В 1958 году Джессельсон направил Рича на Кубу закорешиться с новым режимом Фиделя Кастро. До революции и свержения Батисты Philipp Brothеrs энергично скупал кубинские никель и медь. Поначалу Марк держался осторожно и даже боязливо: видно, начитался в детстве книжек про Робеспьера и гильотину. Но очень скоро понял, что договариваться с коммунистами – сплошное удовольствие: красные комиссары в теории проклинали мировой империализм как абстрактное явление, однако на уровне бытового общения покладисто и энергично складывали ладошки корабликом (в одну ладошку не умещалось). В результате Рич раздобыл для родной компании не только подтверждение прежних договоренностей по поставкам сырья, но и новые, гораздо лучшие условия. Так в практике юного трейдера окончательно закрепился главный инструмент всей его будущей деловой активности – Его Величество Откат. «Марк искренне полагал, что на Кубе не существует никаких правил ведения игры, – вспоминает Билл Шпайер, трейдер, работавший с Ричем рука об руку во время кубинского кризиса. – Он вернулся в Нью-Йорк, обогащенный новыми знаниями».
Искренне сомневаюсь, что папа Рич и папа Джессельсон загодя не поделились с сыном своим самым сокровенным знанием о главном двигателе мировой торговли и личного карьерного успеха. Скорее всего, Марк прибыл на Кубу уже хорошенько подкованным, горя желанием испытать на практике могучее оружие. Как бы там ни было, кубинский успех оказался головокружительным, а Марк Рич получил новое назначение: возглавил отделение Philipp Brothеrs в Боливии. Во время очередной поездки с отчетом в Нью-Йорк так же случайно, как и всё в его жизни, Марк Рич познакомился с Денизой Джой Айзенберг, ни больше, ни меньше – наследницей обувной империи «Флоршайм». В 1966 году они поженились.

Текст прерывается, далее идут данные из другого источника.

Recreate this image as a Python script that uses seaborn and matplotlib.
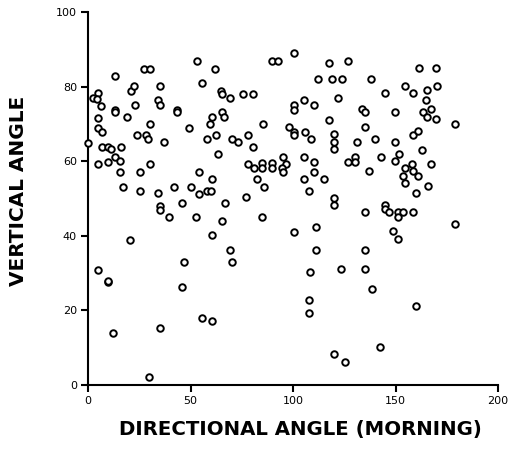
import matplotlib
matplotlib.use("Agg")
import matplotlib.pyplot as plt
import seaborn as sns
import pandas as pd

directional_angle = [
    0.0, 2.3, 4.7, 4.2, 6.3, 4.7, 4.7, 7.0, 7.0, 9.6, 11.2, 16.1, 13.2, 15.6, 9.9, 4.7,
    15.6, 16.9, 13.2, 13.2, 13.2, 18.9, 21.0, 22.6, 22.9, 23.7, 25.4, 25.4, 27.5, 30.2,
    30.2, 28.1, 29.4, 30.2, 34.3, 35.1, 34.3, 35.1, 37.2, 43.3, 43.3, 42.1, 49.1, 50.2,
    53.2, 55.5, 54.1, 54.1, 57.9, 59.9, 60.3, 58.2, 59.5, 60.3, 62.4, 62.1, 65.0, 65.2,
    65.2, 66.5, 63.3, 69.3, 70.1, 73.3, 75.5, 80.3, 78.2, 80.6, 78.2, 81.0, 82.3, 76.9,
    35.1, 35.1, 39.5, 45.7, 52.7, 66.8, 65.2, 60.3, 20.5, 47.0, 69.3, 70.1, 5.0, 9.9,
    9.9, 45.7, 55.5, 60.3, 35.3, 12.2, 29.8, 84.7, 89.9, 92.8, 100.3, 85.2, 85.0, 85.0,
    89.9, 89.9, 85.9, 94.9, 96.4, 94.5, 94.9, 100.3, 100.3, 98.2, 100.3, 100.3, 105.2,
    110.1, 106.0, 108.8, 105.4, 110.1, 110.1, 105.4, 108.0, 115.1, 112.0, 117.6, 119.0,
    123.9, 126.7, 122.0, 117.7, 120.0, 120.0, 120.0, 120.0, 120.0, 131.0, 126.7, 130.4,
    130.4, 137.2, 137.9, 133.7, 135.1, 135.1, 140.0, 142.8, 144.7, 149.6, 149.6, 151.9,
    149.6, 154.5, 158.5, 161.5, 169.6, 165.5, 170.4, 164.7, 163.6, 167.2, 165.5, 169.8,
    178.9, 158.5, 160.8, 162.9, 167.2, 158.0, 154.6, 158.7, 160.8, 153.8, 154.6, 165.7,
    160.1, 135.1, 144.9, 144.9, 147.0, 151.1, 151.1, 153.8, 158.7, 178.9, 100.5, 111.1,
    148.9, 151.1, 111.1, 135.1, 108.3, 123.4, 135.1, 138.7, 108.0, 108.0, 160.1, 120.1,
    125.2, 142.3,
]
vertical_angle = [
    65.0, 76.9, 78.2, 76.6, 74.9, 71.7, 69.0, 67.8, 63.9, 63.9, 63.2, 63.9, 61.2, 60.1, 59.9, 59.2,
    57.2, 53.2, 82.8, 73.7, 73.2, 71.8, 78.9, 80.2, 75.0, 67.0, 57.2, 52.1, 84.8, 84.8,
    69.9, 67.0, 65.9, 59.2, 51.4, 80.2, 76.4, 75.0, 65.1, 73.7, 73.1, 53.2, 69.0, 53.2,
    86.8, 80.9, 57.2, 51.2, 52.1, 52.1, 55.2, 66.0, 69.9, 71.8, 67.0, 84.8, 78.9, 77.9,
    73.1, 71.8, 61.9, 77.0, 66.0, 65.1, 78.1, 78.1, 67.0, 63.9, 59.2, 58.1, 55.2, 50.3,
    48.0, 46.9, 45.0, 48.9, 45.0, 48.9, 44.1, 40.2, 39.0, 33.1, 36.3, 33.1, 30.9, 27.6,
    28.0, 26.4, 18.0, 17.2, 15.2, 13.9, 2.1, 45.0, 86.8, 86.8, 88.9, 69.9, 59.4, 58.1,
    59.4, 58.1, 53.2, 61.2, 59.2, 58.1, 57.2, 75.0, 73.7, 69.1, 67.9, 67.0, 76.3,
    75.0, 67.9, 66.0, 61.2, 59.9, 57.2, 55.2, 52.1, 55.2, 82.1, 86.2, 82.1,
    82.1, 86.9, 77.0, 71.1, 67.2, 65.1, 63.3, 50.2, 48.2, 65.1, 59.9, 61.2,
    59.9, 57.3, 82.1, 74.0, 73.1, 69.2, 66.0, 61.2, 78.3, 73.2, 65.1, 62.0,
    60.1, 80.2, 78.3, 84.9, 84.9, 79.1, 80.2, 76.3, 73.2, 74.0, 71.9, 71.2,
    70.1, 67.1, 68.0, 62.9, 59.3, 59.3, 58.1, 57.3, 56.1, 56.1, 54.2, 53.4,
    51.4, 46.3, 48.2, 47.2, 46.3, 46.3, 45.0, 46.3, 46.3, 43.2, 41.1, 42.4,
    41.2, 39.2, 36.3, 36.3, 30.3, 31.2, 31.2, 25.8, 22.9, 19.2, 21.2, 8.2,
    6.2, 10.3,
]

x_ticks = [0, 50, 100, 150, 200]
y_ticks = [0, 20, 40, 60, 80, 100]
x_label = "DIRECTIONAL ANGLE (MORNING)"
y_label = "VERTICAL ANGLE"

df = pd.DataFrame({"dir": directional_angle, "vert": vertical_angle})

sns.set_style("ticks")
plt.rcParams["font.family"] = ["DejaVu Sans"]
plt.rcParams["text.color"] = "black"
plt.rcParams["axes.labelcolor"] = "black"
plt.rcParams["xtick.color"] = "black"
plt.rcParams["ytick.color"] = "black"

fig = plt.figure(figsize=(5.11, 4.5), dpi=100)
ax = fig.add_axes([88 / 511, 1 - 385 / 450, 410 / 511, 373 / 450])

sns.scatterplot(data=df, x="dir", y="vert", ax=ax, marker="o", s=22,
                facecolor="white", edgecolor="black", linewidth=1.4, zorder=3,
                clip_on=False, legend=False)

ax.set_xlim(0, 200)
ax.set_ylim(0, 100)
ax.set_xticks(x_ticks)
ax.set_yticks(y_ticks)
ax.set_xticklabels([str(t) for t in x_ticks], fontsize=8)
ax.set_yticklabels([str(t) for t in y_ticks], fontsize=8)
sns.despine(ax=ax)
for s in ["left", "bottom"]:
    ax.spines[s].set_linewidth(1.5)
    ax.spines[s].set_color("black")
ax.tick_params(axis="both", direction="out", length=5, width=1.5, colors="black", pad=3)

ax.set_xlabel(x_label, fontsize=14.2, fontweight="bold", color="black", labelpad=10)
ax.set_ylabel(y_label, fontsize=14.4, fontweight="bold", color="black", labelpad=20)
ax.xaxis.label.set_x((300 - 88) / 410)
ax.yaxis.label.set_y((385 - 191) / 373)

fig.savefig("out.png", dpi=100)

Следующий – 1967-й – год стал для Рича переломным. Philipp Brothеrs, руководствуясь какими-то своими, никому не понятными критериями, перевел Марка Рича из Ла-Паса в Мадрид, сформировав, однако, немыслимую команду: вместе с Ричем в Испании должен был работать другой трейдер, Пинхус Грин, по прозвищу «Розовый» (Pinky). На первый взгляд, дуэт был еще тот. Общего между Ричем и Грином была только национальность. Все остальное – полярная противоположность: Марк – элегантный, всегда одетый в дорогущие итальянские костюмы, обходительный в обществе, веселый, говорливый и с юморком, да к тому же обворожитель женщин, откровенный ловелас. И рядом с ним «Розовый» Пинхус: ортодоксальный еврей с пейсами, с трауром под ногтями, вечно замызганными мятыми рубашками и в стоптанных туфлях, свято чтящий субботу и не знающий, что такое женщина и с чем ее едят.